• Set task: Exactly and only the lines from the first entry through the line with "const Nerr = [0, 0, 0.09, 0.17, 0.29, 0.36];" should be copied, both ends included, with no pictures.

• Provided records:
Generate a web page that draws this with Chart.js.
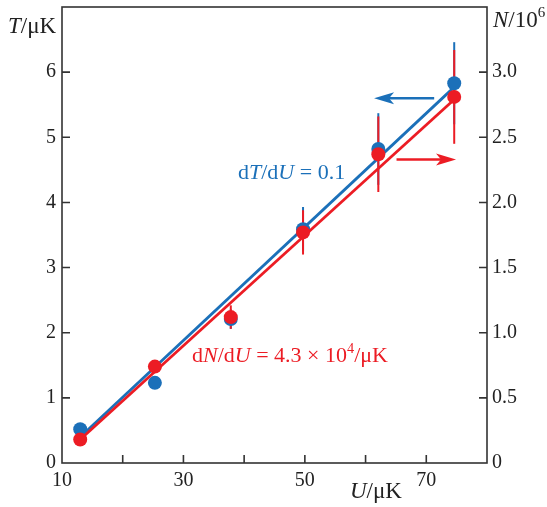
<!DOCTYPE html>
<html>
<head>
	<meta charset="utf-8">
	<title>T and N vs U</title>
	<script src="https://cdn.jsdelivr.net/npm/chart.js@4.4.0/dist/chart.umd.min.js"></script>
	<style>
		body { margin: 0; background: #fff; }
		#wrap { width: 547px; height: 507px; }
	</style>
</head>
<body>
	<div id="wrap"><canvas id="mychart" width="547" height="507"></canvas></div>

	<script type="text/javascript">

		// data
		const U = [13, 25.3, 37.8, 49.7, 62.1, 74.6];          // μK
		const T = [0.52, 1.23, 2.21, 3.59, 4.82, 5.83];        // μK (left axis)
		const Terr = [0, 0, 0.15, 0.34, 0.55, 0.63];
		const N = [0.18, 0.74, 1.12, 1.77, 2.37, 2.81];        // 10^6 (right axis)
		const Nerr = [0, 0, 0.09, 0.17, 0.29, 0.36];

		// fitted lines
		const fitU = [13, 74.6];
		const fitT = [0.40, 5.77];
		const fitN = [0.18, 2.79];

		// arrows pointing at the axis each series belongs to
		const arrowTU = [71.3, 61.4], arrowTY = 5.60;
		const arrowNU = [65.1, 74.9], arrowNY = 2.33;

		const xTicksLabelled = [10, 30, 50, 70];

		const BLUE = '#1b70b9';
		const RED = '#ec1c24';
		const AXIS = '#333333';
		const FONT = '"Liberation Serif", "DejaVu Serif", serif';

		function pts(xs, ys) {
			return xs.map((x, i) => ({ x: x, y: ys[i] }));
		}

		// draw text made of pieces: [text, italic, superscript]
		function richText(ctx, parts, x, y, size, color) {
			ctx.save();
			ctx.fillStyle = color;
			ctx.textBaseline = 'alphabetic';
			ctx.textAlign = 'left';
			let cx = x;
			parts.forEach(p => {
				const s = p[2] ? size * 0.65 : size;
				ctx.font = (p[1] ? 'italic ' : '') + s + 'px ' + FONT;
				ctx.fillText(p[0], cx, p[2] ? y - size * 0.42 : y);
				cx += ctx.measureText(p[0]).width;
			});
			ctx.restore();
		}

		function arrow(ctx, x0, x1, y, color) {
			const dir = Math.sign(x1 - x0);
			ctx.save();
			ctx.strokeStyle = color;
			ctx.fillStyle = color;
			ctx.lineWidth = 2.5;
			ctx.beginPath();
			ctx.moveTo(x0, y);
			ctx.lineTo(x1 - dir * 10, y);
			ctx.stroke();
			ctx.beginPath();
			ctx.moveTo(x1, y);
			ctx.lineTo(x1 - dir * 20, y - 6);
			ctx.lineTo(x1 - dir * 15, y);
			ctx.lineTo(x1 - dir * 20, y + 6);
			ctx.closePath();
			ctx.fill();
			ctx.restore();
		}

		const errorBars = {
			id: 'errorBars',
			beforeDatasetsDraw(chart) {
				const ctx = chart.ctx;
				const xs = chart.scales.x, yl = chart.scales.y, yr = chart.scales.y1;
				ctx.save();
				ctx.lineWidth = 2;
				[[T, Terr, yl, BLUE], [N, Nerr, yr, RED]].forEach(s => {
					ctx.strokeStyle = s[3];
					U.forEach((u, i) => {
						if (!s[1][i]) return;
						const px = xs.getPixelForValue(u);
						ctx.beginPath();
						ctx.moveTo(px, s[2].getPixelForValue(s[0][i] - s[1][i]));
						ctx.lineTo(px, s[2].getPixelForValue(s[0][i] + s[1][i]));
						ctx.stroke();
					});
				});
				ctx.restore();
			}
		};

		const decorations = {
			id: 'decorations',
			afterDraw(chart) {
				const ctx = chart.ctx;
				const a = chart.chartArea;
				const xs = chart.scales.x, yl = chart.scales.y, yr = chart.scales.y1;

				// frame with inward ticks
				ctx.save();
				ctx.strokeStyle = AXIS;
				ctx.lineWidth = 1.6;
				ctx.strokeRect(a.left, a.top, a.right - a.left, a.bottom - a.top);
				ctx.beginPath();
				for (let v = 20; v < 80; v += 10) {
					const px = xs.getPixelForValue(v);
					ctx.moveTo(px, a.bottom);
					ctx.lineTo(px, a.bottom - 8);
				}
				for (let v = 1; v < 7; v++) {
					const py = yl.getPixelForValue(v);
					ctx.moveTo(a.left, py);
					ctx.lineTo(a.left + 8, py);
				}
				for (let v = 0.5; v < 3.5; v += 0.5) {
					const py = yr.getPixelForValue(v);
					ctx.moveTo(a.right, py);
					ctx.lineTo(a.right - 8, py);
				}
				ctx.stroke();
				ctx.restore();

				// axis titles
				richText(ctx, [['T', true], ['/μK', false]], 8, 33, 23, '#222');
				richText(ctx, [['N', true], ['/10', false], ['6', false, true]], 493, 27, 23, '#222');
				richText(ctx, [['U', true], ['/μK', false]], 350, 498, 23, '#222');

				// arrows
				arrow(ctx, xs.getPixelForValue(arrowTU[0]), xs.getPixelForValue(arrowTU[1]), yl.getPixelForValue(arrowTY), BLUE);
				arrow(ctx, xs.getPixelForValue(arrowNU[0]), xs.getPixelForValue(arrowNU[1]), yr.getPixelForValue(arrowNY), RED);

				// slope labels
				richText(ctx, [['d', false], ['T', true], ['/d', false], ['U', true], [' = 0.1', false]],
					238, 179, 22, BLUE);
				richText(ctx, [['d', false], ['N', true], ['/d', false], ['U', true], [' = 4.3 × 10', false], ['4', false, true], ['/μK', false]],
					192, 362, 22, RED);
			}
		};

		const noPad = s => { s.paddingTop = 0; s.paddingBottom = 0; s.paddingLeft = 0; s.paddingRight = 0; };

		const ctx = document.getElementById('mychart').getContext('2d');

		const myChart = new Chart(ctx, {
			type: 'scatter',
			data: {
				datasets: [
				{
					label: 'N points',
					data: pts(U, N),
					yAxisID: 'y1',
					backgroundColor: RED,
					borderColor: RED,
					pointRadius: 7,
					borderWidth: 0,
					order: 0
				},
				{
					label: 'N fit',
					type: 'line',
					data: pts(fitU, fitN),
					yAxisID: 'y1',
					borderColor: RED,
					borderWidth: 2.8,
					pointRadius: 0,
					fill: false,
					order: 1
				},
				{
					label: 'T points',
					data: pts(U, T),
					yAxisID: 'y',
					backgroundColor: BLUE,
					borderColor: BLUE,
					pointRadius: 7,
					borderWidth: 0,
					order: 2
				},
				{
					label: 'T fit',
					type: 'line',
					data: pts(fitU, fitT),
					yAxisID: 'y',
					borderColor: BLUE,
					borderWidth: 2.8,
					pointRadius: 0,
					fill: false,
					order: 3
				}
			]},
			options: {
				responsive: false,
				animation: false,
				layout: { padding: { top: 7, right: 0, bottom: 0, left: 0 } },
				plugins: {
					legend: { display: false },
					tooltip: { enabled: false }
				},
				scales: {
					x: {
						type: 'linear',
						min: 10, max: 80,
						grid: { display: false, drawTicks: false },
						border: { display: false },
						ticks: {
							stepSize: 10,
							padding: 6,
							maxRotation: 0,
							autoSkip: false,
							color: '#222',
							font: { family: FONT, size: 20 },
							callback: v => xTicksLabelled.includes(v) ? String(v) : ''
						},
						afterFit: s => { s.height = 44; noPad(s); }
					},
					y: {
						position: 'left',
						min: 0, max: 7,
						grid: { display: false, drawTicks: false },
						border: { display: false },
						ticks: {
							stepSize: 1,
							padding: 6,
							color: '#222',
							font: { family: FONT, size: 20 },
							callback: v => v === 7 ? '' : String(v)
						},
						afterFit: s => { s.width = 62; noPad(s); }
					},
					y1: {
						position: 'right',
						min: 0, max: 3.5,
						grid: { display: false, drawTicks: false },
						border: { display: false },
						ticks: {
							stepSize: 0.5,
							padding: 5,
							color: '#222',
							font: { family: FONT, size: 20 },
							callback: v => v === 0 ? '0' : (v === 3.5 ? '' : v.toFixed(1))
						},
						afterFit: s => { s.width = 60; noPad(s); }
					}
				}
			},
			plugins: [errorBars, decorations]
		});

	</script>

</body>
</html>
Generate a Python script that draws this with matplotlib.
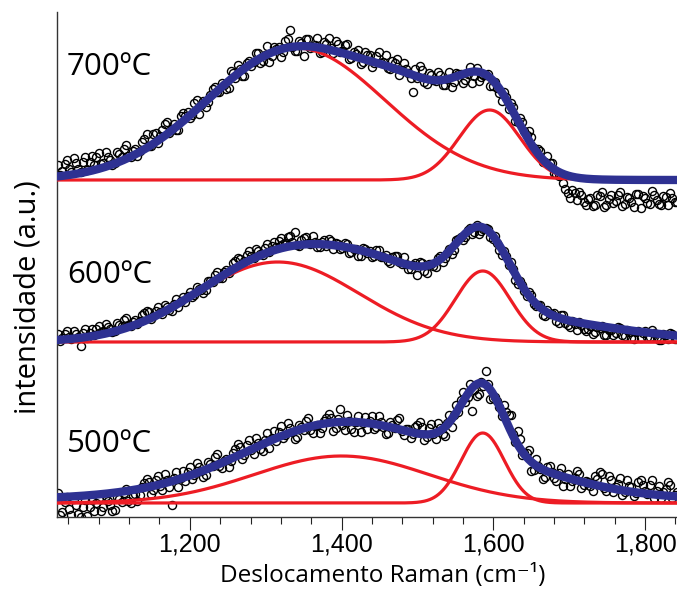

• Reply to the task:
Generate a web page that draws this with Chart.js.
<!DOCTYPE html>
<html>
<head>
	<meta charset="utf-8">
	<title>T and N vs U</title>
	<script src="https://cdn.jsdelivr.net/npm/chart.js@4.4.0/dist/chart.umd.min.js"></script>
	<style>
		body { margin: 0; background: #fff; }
		#wrap { width: 547px; height: 507px; }
	</style>
</head>
<body>
	<div id="wrap"><canvas id="mychart" width="547" height="507"></canvas></div>

	<script type="text/javascript">

		// data
		const U = [13, 25.3, 37.8, 49.7, 62.1, 74.6];          // μK
		const T = [0.52, 1.23, 2.21, 3.59, 4.82, 5.83];        // μK (left axis)
		const Terr = [0, 0, 0.15, 0.34, 0.55, 0.63];
		const N = [0.18, 0.74, 1.12, 1.77, 2.37, 2.81];        // 10^6 (right axis)
		const Nerr = [0, 0, 0.09, 0.17, 0.29, 0.36];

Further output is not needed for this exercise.